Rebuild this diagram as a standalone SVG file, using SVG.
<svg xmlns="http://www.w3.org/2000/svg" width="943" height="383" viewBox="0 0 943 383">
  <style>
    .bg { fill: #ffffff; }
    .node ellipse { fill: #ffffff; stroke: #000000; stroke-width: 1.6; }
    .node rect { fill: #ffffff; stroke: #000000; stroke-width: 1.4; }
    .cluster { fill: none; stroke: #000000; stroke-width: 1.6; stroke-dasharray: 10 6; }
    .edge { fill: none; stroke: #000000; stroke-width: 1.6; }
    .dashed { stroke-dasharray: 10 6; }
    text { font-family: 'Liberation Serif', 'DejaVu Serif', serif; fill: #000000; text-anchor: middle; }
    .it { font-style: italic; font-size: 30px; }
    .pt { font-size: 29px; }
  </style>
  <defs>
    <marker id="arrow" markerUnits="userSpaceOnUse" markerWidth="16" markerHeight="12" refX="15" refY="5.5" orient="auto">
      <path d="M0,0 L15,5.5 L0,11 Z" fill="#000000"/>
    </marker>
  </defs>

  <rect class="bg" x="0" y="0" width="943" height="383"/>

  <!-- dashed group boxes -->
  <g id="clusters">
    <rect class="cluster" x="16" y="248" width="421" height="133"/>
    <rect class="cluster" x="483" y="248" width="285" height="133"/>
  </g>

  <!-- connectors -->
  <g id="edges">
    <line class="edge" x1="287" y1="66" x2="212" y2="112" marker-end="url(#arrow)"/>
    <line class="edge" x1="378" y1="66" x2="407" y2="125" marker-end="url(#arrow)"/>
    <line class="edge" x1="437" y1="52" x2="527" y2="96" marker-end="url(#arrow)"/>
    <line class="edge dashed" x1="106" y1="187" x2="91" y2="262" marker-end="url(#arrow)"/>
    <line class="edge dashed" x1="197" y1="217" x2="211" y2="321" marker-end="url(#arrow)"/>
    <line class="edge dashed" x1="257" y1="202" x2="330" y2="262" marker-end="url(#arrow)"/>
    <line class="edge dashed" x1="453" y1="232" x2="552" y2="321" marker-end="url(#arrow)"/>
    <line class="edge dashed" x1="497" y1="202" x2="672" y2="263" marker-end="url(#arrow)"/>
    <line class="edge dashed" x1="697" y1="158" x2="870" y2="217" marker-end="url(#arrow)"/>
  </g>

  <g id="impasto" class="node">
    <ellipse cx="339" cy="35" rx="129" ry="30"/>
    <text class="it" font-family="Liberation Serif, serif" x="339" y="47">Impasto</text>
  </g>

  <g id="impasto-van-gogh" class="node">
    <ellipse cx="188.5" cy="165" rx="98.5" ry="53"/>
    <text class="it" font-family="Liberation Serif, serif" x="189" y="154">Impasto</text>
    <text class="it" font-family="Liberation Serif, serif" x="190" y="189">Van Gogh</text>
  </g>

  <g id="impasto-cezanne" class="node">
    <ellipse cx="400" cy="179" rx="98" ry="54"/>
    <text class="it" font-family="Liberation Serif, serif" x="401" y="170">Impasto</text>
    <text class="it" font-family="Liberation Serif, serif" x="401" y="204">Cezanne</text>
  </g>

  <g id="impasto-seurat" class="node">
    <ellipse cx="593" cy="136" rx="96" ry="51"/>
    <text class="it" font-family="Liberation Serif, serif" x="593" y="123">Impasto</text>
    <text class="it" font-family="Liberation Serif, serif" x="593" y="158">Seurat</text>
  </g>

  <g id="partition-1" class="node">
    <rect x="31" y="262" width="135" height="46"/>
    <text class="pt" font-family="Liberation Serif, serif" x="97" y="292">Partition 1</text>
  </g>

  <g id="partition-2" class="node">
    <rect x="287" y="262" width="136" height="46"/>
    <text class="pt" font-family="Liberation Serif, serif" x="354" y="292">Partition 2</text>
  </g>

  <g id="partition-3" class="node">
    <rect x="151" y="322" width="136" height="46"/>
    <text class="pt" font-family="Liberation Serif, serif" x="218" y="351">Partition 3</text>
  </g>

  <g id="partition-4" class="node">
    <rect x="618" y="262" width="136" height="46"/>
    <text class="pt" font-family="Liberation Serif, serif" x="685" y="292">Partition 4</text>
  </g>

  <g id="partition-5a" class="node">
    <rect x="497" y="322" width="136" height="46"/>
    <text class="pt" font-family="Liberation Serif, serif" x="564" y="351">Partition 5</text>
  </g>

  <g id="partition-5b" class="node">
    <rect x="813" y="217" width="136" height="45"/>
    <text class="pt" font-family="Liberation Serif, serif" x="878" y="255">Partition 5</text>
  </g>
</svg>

★ ★ ★ ★ ★ ★ ★

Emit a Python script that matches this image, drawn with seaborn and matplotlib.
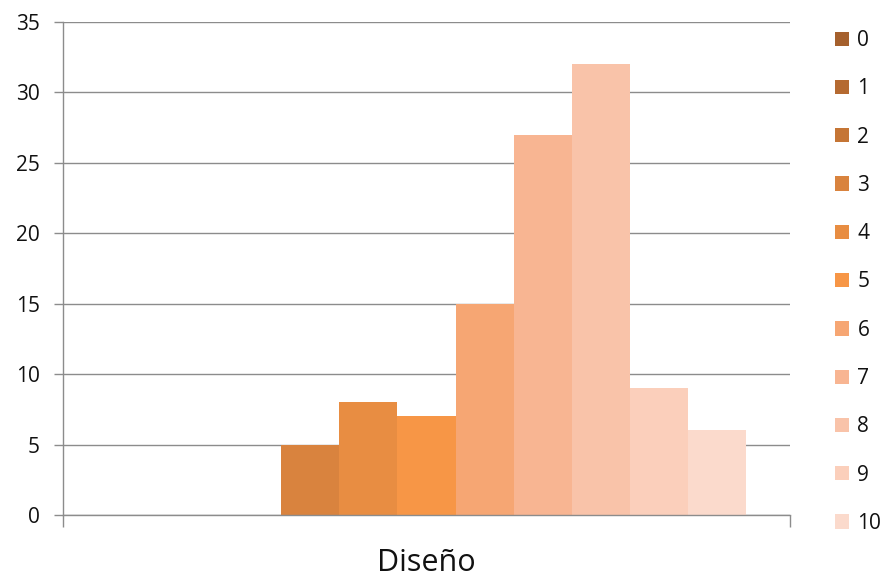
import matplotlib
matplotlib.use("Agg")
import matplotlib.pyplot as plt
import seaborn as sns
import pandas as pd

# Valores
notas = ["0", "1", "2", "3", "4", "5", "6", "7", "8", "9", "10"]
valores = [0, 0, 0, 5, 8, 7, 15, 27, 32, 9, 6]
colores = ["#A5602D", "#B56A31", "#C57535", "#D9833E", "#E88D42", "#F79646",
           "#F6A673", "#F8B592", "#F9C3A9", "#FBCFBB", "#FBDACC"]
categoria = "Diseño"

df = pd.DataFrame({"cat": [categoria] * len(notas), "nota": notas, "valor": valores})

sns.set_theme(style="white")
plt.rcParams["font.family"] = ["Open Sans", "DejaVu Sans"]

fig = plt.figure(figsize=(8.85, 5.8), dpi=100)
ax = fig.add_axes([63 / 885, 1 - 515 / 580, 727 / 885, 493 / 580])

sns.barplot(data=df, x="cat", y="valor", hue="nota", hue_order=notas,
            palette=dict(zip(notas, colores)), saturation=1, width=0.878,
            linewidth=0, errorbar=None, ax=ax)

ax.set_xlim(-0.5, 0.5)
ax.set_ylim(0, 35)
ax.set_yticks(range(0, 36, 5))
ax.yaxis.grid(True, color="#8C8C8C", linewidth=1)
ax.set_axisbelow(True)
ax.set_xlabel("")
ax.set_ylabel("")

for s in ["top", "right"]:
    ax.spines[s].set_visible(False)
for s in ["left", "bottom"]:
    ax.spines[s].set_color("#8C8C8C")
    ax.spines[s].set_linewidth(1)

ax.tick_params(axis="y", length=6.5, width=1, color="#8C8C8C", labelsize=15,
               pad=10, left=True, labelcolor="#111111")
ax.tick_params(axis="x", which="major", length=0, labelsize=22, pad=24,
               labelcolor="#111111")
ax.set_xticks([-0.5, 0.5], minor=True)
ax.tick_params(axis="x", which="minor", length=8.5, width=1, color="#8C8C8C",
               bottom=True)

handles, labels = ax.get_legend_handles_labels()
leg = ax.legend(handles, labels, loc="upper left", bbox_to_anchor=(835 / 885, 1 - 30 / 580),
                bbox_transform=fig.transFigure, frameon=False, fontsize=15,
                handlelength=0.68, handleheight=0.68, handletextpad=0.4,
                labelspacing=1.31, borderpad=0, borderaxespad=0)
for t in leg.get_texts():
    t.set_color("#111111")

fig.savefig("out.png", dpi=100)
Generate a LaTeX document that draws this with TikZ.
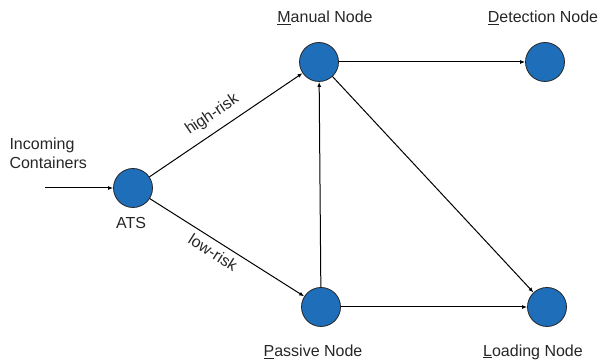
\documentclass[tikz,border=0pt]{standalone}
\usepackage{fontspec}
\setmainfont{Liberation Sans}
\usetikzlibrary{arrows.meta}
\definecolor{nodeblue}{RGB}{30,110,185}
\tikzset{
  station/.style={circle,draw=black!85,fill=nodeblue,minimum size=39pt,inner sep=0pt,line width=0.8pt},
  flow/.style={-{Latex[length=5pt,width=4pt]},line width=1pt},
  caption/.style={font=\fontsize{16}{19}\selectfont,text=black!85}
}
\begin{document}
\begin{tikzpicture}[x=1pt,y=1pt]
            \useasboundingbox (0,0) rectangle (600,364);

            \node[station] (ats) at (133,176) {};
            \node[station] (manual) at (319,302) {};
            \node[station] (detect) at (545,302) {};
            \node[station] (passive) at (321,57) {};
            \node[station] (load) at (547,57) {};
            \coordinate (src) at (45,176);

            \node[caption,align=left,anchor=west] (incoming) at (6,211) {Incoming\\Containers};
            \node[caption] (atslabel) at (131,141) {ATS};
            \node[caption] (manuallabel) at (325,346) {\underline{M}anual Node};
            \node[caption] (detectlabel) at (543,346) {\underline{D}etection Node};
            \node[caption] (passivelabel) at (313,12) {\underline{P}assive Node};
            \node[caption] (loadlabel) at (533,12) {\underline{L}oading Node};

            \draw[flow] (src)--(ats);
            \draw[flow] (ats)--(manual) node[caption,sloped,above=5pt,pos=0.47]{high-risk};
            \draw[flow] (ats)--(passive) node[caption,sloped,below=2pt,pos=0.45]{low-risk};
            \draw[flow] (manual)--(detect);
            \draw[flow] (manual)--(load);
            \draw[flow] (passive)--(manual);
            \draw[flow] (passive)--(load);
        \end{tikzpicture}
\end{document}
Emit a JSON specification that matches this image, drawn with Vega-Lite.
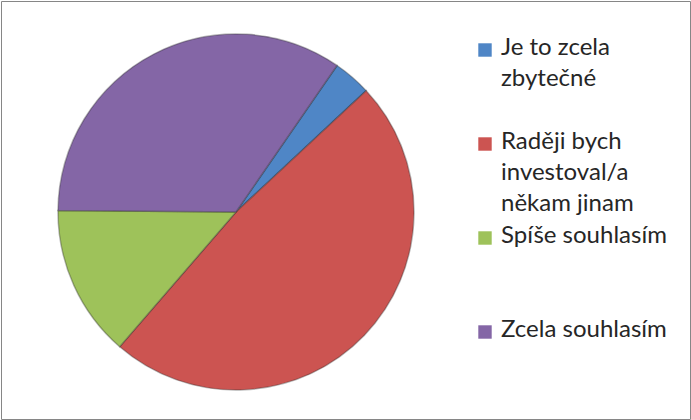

★ ★ ★ ★ ★ ★ ★

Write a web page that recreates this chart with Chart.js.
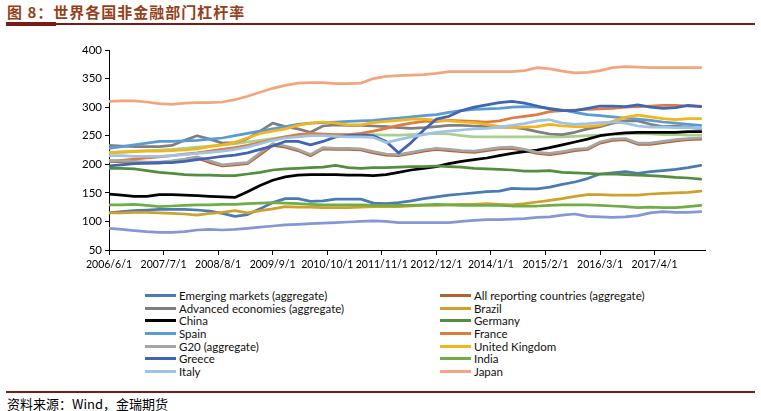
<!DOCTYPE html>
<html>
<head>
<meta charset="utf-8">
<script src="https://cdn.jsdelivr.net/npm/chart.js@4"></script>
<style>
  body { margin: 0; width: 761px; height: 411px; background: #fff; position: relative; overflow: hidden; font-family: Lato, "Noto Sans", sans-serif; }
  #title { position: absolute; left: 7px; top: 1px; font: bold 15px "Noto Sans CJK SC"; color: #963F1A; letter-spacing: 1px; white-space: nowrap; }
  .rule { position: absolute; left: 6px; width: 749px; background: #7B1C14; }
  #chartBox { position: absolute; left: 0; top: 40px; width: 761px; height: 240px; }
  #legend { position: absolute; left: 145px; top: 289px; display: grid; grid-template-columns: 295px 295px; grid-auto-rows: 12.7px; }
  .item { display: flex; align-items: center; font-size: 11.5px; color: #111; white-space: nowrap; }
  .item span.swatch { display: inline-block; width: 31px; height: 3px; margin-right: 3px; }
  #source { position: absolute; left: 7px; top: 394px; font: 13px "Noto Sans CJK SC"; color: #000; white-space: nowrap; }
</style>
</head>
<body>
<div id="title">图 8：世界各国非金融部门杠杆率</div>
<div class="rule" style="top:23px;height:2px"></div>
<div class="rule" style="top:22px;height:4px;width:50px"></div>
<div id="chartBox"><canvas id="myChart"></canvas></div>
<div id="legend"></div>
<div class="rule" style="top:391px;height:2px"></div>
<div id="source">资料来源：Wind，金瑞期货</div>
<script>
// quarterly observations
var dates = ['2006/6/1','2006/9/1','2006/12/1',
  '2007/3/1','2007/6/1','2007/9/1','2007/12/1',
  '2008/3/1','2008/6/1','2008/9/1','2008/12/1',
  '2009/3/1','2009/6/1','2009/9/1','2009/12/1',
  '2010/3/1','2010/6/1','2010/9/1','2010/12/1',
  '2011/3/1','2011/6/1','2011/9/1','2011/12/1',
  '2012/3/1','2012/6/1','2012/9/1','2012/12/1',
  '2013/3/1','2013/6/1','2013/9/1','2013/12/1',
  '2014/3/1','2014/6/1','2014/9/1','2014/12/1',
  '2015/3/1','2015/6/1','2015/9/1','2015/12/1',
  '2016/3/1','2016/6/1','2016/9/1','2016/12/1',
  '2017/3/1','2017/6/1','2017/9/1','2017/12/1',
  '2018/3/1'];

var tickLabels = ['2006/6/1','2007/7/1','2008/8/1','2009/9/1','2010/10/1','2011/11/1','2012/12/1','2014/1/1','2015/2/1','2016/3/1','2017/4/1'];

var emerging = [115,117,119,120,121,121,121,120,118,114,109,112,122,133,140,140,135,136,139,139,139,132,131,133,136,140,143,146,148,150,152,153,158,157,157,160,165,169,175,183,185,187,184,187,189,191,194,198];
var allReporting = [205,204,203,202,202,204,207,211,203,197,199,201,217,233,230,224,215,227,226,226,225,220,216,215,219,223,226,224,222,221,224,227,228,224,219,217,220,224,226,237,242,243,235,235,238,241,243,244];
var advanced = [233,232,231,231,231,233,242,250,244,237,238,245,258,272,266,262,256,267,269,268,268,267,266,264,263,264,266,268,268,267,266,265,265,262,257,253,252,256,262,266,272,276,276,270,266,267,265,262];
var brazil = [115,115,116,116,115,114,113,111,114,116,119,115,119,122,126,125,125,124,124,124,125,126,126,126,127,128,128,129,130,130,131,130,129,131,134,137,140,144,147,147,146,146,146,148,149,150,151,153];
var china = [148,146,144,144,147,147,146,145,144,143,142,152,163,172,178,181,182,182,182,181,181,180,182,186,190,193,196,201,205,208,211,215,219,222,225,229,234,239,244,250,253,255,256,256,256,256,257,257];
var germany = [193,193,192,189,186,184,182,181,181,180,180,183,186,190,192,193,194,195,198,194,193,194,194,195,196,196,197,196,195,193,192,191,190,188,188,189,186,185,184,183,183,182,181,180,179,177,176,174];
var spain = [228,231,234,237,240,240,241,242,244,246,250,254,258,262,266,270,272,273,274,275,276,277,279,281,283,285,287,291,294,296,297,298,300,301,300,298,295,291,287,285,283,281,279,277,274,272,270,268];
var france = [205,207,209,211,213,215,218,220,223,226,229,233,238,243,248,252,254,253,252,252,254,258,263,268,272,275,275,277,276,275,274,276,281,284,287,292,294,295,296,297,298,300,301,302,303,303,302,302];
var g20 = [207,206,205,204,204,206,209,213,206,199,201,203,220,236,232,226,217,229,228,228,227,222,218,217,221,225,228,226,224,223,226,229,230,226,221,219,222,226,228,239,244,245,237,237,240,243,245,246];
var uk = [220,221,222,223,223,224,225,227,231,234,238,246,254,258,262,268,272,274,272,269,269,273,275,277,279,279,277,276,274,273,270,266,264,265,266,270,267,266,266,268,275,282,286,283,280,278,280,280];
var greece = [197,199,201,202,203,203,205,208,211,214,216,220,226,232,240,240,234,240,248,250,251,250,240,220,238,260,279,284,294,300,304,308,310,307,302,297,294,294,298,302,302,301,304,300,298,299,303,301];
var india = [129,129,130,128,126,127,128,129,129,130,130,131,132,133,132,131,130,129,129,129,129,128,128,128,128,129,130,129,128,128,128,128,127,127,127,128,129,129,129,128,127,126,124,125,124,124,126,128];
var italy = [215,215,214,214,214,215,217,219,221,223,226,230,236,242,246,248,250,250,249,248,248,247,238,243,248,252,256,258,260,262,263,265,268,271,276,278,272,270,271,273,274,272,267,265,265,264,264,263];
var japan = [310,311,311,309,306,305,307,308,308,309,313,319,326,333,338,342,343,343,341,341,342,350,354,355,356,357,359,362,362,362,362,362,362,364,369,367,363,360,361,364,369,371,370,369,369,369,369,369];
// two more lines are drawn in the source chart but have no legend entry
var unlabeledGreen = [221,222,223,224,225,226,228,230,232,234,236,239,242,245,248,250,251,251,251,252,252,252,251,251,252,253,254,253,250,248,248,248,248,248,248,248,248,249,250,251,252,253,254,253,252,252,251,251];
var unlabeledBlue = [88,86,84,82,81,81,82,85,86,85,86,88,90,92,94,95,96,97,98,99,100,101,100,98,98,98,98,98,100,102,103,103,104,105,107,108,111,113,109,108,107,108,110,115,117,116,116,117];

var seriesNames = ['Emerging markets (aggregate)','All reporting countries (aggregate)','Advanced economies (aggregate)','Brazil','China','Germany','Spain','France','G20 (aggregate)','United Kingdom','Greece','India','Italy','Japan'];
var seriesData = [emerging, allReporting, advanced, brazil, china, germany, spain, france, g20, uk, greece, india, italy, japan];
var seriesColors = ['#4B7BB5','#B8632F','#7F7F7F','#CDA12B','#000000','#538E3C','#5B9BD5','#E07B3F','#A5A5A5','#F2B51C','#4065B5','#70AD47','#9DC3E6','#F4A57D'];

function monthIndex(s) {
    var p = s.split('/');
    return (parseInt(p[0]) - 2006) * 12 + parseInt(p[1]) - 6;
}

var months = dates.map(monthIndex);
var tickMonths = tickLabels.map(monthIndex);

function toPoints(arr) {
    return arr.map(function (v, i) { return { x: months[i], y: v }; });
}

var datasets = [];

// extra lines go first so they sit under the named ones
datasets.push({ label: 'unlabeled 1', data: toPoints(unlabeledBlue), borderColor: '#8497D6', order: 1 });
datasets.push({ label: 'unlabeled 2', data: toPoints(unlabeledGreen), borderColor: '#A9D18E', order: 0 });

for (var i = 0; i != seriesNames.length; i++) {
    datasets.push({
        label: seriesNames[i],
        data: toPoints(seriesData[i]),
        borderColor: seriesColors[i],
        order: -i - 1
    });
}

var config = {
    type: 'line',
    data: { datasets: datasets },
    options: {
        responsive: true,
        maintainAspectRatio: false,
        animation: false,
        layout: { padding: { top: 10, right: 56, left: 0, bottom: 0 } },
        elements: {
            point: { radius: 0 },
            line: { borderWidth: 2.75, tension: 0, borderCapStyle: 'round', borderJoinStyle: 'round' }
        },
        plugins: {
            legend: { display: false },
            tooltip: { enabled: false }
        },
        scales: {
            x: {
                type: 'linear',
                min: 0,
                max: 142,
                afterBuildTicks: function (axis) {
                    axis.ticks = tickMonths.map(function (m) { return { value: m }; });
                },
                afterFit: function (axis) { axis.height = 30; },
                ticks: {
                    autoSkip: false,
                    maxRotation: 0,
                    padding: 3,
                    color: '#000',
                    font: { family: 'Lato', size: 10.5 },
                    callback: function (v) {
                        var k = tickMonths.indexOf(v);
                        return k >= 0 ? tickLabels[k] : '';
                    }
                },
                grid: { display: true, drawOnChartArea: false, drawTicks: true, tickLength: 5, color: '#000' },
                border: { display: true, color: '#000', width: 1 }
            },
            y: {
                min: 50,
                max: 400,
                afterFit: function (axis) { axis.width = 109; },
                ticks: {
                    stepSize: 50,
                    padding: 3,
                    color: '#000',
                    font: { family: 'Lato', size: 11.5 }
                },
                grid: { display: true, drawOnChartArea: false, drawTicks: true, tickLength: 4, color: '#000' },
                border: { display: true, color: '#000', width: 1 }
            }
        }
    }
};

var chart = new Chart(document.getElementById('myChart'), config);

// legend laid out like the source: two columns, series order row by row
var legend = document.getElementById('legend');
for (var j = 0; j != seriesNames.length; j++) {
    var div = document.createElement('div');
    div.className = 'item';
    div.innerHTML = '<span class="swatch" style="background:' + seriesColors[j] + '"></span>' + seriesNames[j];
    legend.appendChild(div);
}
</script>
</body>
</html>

★ ★ ★ ★ ★ ★ ★

__What the exercise asks__
Copy out each line of the records where the string "that" appears.

__Exercise result__
Emit a Python script that matches this image, drawn with seaborn and matplotlib.
Generate a LaTeX document that draws this with TikZ.
Emit a JSON specification that matches this image, drawn with Vega-Lite.
Write a web page that recreates this chart with Chart.js.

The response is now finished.